• **DIRECTIONS**: Keep to the lines from the line containing "Rebuild this chart" through the line containing "import plotly.graph_objects as go": copy them exactly and leave every picture out.

• **GIVEN RECORDS**:
________________

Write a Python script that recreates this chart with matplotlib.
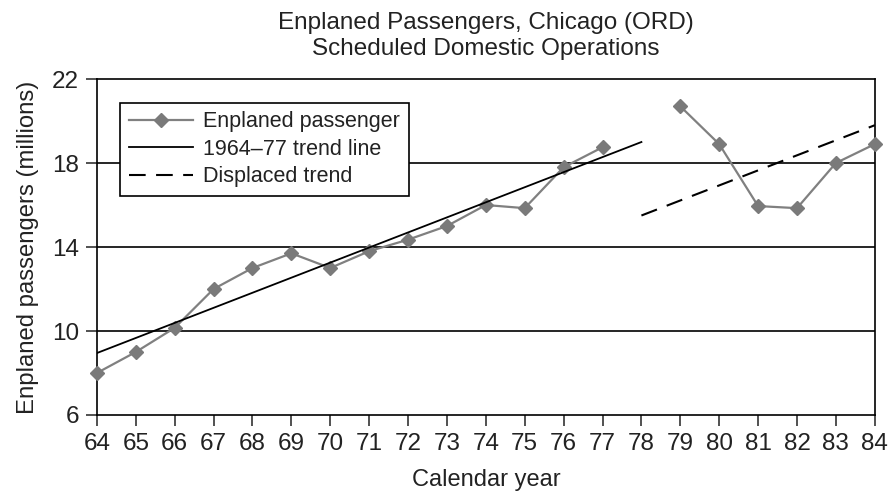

________________

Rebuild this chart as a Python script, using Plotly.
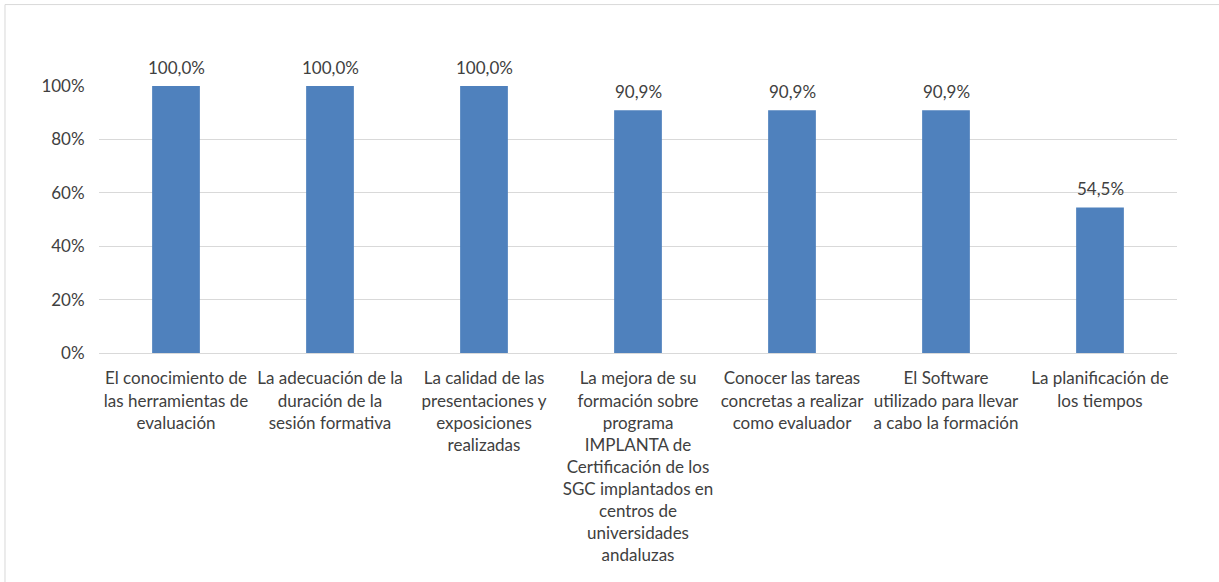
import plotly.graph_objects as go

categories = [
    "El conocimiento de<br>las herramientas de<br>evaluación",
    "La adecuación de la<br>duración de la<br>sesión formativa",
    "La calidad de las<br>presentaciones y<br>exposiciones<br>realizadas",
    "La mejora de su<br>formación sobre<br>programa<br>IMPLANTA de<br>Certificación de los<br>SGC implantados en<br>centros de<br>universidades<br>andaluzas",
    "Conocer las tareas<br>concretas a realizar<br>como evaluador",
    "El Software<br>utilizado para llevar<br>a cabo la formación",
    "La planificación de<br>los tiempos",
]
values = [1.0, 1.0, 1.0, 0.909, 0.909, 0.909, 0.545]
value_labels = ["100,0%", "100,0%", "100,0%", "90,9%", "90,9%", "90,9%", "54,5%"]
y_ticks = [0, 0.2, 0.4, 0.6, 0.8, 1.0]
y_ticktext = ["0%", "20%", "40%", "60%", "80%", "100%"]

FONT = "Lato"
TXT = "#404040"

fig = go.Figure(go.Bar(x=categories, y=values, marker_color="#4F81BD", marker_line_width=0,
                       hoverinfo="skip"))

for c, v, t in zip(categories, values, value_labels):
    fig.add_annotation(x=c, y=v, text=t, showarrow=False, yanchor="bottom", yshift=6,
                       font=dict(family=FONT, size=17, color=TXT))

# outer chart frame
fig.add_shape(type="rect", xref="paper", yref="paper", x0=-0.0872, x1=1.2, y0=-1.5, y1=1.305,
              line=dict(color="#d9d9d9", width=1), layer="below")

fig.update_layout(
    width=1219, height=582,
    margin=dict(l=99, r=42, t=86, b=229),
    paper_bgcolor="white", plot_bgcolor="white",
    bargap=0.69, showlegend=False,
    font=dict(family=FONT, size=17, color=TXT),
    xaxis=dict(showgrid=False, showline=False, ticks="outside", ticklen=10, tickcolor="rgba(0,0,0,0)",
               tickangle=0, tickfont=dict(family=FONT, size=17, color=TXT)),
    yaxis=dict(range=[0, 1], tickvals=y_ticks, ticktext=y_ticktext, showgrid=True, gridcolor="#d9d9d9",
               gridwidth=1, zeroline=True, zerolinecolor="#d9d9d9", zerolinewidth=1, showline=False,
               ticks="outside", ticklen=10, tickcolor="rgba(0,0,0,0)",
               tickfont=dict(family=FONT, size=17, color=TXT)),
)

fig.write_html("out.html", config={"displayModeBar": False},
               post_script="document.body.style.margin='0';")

________________

• **EXERCISE RESPONSE**:
Rebuild this chart as a Python script, using Plotly.
import plotly.graph_objects as go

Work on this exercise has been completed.